— start of EXCERPTED DATA —

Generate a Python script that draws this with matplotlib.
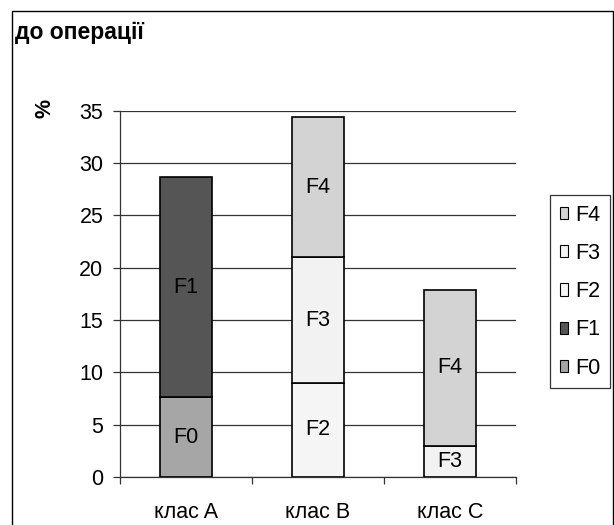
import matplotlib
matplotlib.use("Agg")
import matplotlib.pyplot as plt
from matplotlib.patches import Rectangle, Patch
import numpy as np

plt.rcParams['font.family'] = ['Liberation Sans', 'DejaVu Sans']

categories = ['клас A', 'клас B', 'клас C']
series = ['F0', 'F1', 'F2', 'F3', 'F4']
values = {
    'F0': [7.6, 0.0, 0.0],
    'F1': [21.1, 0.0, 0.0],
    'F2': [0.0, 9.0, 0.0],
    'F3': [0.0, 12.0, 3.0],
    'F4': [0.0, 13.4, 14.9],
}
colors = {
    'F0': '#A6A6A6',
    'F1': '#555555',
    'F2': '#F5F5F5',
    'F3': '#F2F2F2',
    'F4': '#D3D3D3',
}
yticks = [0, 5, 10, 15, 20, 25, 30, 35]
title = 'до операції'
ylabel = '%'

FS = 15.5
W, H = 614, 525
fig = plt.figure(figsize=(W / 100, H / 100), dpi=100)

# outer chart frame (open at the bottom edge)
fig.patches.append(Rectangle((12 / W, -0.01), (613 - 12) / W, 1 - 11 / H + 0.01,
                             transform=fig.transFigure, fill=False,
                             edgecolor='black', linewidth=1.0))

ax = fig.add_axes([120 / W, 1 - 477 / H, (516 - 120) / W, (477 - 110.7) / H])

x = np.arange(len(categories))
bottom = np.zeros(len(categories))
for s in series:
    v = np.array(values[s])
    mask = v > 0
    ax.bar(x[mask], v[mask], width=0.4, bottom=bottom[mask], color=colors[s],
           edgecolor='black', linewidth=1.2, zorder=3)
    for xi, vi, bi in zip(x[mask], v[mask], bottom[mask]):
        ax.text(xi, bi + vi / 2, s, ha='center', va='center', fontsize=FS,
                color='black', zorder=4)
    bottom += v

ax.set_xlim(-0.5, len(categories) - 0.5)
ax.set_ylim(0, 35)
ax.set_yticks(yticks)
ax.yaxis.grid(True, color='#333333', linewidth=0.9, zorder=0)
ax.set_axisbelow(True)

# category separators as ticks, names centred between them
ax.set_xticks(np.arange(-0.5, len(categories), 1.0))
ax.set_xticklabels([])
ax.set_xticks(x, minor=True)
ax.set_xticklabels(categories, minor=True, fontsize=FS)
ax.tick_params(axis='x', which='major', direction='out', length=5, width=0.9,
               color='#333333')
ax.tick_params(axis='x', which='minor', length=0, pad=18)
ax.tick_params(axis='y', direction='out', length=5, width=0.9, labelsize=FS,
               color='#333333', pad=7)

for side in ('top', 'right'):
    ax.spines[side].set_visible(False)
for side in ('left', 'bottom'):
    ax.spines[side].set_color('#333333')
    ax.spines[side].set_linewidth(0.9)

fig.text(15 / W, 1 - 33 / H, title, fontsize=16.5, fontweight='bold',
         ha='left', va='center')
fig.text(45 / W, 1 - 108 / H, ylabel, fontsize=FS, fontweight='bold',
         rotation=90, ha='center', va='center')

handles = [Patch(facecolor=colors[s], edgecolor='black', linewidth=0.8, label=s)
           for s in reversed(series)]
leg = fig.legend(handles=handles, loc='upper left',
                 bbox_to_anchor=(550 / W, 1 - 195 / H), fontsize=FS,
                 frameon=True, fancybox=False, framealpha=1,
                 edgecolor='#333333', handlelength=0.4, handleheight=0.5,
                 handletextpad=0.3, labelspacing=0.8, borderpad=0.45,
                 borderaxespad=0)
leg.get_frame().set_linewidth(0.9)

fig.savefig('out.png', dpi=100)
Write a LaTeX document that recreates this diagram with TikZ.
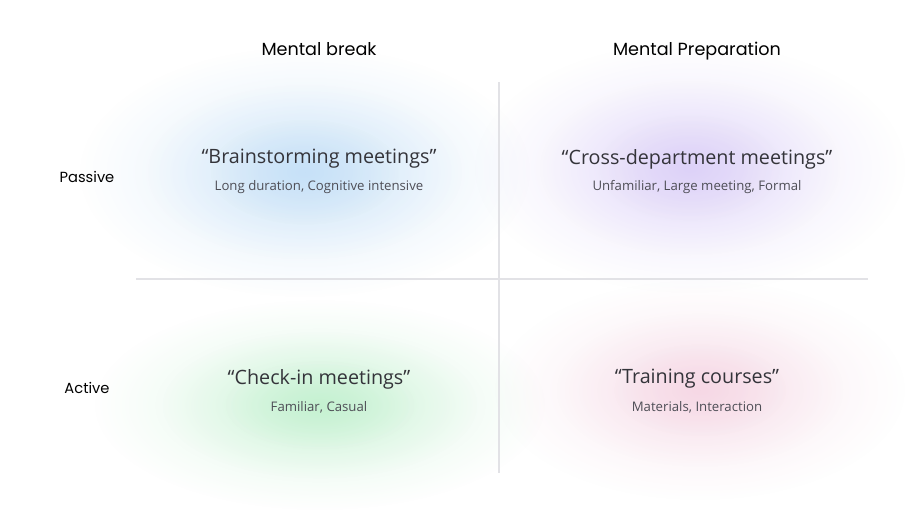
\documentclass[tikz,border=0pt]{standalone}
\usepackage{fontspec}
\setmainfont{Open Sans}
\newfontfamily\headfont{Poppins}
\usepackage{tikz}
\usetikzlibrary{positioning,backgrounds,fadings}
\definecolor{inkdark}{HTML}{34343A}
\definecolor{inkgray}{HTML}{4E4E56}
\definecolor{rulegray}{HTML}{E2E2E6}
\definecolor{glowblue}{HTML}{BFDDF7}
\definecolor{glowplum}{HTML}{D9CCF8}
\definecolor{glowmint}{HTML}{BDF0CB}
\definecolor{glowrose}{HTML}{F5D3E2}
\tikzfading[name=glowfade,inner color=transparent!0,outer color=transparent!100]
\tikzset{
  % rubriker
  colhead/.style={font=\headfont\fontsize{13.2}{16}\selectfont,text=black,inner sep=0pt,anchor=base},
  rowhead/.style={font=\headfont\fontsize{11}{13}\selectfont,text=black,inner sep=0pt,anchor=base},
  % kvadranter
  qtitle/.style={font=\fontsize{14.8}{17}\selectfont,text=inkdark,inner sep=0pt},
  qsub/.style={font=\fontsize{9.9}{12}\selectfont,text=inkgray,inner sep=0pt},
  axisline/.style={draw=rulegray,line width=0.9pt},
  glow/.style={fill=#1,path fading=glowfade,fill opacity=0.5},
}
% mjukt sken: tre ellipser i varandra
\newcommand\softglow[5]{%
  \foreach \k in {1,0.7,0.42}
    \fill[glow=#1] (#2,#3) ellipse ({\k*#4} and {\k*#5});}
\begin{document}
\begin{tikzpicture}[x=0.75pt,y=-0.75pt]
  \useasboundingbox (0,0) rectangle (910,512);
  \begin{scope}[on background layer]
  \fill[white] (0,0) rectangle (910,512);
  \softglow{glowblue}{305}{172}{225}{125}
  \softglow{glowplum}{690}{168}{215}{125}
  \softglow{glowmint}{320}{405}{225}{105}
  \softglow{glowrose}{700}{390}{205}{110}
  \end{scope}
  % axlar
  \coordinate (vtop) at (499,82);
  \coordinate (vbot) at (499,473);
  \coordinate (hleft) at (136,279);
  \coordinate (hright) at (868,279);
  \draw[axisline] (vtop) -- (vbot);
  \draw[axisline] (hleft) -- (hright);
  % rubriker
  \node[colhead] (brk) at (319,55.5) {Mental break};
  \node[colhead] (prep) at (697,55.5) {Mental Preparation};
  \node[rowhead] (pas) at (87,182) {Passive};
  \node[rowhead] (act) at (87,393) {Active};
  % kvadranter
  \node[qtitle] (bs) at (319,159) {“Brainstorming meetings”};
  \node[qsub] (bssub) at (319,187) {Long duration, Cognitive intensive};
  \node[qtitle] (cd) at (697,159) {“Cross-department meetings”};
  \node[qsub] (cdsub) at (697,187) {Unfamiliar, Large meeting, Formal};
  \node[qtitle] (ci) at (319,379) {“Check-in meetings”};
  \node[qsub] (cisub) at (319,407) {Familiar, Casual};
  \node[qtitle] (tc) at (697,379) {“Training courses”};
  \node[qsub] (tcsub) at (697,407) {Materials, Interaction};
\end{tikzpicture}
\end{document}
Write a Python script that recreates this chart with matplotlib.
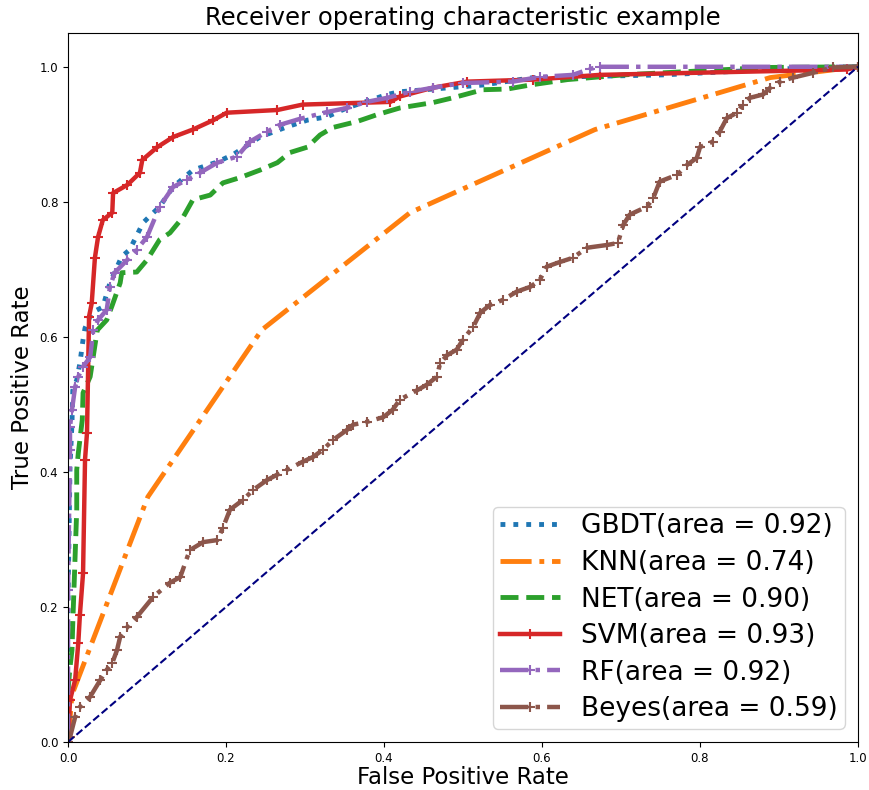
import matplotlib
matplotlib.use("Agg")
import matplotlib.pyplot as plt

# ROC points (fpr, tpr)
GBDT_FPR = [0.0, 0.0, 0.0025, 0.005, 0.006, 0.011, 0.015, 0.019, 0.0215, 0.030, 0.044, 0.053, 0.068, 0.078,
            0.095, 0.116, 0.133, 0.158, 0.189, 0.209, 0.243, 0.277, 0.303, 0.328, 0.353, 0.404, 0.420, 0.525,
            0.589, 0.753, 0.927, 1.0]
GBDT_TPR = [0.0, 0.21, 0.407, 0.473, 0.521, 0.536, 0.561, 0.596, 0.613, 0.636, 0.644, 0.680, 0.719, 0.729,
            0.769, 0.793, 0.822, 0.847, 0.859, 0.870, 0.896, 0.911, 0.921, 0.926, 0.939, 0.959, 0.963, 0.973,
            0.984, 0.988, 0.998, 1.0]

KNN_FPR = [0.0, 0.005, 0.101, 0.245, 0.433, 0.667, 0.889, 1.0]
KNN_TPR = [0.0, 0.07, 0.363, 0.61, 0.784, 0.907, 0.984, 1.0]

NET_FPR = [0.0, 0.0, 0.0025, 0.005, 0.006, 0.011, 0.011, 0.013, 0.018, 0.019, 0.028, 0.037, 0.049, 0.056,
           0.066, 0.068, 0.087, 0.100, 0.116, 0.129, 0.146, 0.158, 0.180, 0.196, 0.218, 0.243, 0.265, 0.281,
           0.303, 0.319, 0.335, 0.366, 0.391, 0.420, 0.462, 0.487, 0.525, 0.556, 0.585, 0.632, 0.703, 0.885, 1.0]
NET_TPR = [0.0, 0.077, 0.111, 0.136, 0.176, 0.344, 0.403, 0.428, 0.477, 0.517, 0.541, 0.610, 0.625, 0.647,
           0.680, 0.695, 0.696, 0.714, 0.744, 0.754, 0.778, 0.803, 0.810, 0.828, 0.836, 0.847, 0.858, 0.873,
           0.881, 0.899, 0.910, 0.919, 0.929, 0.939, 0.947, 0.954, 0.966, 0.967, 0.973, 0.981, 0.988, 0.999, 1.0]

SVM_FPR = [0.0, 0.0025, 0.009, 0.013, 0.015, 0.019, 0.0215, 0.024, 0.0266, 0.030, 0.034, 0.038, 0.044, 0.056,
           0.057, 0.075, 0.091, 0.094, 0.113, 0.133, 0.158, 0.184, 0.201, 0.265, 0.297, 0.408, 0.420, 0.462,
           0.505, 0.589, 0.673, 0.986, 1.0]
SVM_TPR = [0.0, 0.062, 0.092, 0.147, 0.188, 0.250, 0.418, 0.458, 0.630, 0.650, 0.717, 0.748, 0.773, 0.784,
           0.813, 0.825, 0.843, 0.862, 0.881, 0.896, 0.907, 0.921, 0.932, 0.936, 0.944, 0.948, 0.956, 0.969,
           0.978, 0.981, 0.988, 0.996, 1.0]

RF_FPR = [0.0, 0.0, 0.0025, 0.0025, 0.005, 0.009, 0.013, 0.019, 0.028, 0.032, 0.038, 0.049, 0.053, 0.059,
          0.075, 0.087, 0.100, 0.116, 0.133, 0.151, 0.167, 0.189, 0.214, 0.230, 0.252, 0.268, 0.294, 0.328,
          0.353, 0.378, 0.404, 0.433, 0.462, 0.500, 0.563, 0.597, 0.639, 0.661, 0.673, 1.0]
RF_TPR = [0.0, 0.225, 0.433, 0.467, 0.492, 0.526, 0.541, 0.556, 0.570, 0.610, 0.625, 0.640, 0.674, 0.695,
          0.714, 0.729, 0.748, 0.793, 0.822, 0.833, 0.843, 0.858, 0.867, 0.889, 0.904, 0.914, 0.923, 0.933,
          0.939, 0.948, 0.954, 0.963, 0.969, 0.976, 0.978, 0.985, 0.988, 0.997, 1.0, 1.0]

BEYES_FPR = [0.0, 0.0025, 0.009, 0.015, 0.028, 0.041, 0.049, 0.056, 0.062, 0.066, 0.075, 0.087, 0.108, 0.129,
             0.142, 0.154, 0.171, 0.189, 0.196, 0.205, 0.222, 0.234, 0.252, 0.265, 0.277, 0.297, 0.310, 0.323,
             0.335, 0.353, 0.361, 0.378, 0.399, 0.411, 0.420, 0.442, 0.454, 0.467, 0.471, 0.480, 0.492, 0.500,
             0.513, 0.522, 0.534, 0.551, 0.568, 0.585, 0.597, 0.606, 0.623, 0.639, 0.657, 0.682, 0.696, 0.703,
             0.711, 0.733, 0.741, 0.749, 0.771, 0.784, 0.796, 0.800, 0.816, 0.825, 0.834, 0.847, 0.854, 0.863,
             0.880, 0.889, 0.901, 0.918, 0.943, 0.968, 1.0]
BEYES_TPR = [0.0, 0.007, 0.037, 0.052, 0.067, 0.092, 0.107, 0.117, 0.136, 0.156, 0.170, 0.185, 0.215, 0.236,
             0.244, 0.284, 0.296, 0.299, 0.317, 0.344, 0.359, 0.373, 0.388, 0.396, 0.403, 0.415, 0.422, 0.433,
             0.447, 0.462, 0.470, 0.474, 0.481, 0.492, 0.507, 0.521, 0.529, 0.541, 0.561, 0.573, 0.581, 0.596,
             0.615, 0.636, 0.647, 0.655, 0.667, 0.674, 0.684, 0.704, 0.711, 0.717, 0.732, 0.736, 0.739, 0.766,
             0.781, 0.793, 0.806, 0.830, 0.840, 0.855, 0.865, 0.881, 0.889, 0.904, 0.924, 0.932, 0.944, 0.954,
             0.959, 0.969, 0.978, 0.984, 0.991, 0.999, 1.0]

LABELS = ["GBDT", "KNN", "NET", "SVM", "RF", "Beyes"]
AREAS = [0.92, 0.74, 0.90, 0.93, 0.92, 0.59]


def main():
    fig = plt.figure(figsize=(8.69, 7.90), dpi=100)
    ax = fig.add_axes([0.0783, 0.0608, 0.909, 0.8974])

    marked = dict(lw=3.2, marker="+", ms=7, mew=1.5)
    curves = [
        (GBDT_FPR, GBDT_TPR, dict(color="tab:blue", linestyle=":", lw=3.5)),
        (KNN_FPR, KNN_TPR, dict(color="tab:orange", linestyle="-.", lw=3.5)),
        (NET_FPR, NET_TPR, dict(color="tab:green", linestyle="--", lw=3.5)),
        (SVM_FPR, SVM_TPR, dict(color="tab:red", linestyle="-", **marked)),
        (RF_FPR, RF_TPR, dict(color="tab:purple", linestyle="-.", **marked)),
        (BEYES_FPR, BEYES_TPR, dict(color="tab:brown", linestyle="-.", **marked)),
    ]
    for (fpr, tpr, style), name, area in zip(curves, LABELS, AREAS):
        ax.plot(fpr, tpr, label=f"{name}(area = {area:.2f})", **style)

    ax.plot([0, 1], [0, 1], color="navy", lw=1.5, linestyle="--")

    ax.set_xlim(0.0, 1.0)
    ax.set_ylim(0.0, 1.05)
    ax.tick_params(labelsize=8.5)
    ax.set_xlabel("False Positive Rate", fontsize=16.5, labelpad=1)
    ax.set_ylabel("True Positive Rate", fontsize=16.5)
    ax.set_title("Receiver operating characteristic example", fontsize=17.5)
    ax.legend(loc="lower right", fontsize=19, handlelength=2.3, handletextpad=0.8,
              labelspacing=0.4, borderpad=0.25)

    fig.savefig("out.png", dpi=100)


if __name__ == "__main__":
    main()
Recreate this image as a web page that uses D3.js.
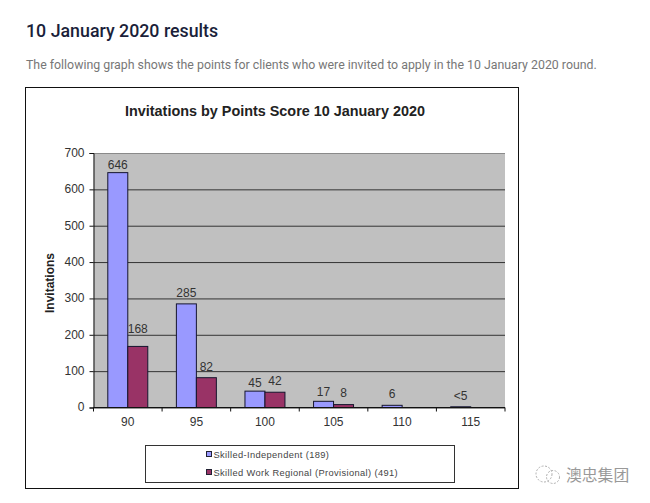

— end of EXCERPTED DATA —

• [EXERCISE INSTRUCTIONS]
Write out again, exactly, the lines from the start of the listing up to the line containing "fig = plt.figure(figsize=(W", with both ends and without pictures.

• [FINISHED ANSWER]
Generate a Python script that draws this with matplotlib.
import matplotlib
matplotlib.use("Agg")
import matplotlib.pyplot as plt
from matplotlib.patches import Rectangle, Patch
import numpy as np

plt.rcParams['font.family'] = ['Liberation Sans', 'DejaVu Sans']

categories = ['клас A', 'клас B', 'клас C']
series = ['F0', 'F1', 'F2', 'F3', 'F4']
values = {
    'F0': [7.6, 0.0, 0.0],
    'F1': [21.1, 0.0, 0.0],
    'F2': [0.0, 9.0, 0.0],
    'F3': [0.0, 12.0, 3.0],
    'F4': [0.0, 13.4, 14.9],
}
colors = {
    'F0': '#A6A6A6',
    'F1': '#555555',
    'F2': '#F5F5F5',
    'F3': '#F2F2F2',
    'F4': '#D3D3D3',
}
yticks = [0, 5, 10, 15, 20, 25, 30, 35]
title = 'до операції'
ylabel = '%'

FS = 15.5
W, H = 614, 525
fig = plt.figure(figsize=(W / 100, H / 100), dpi=100)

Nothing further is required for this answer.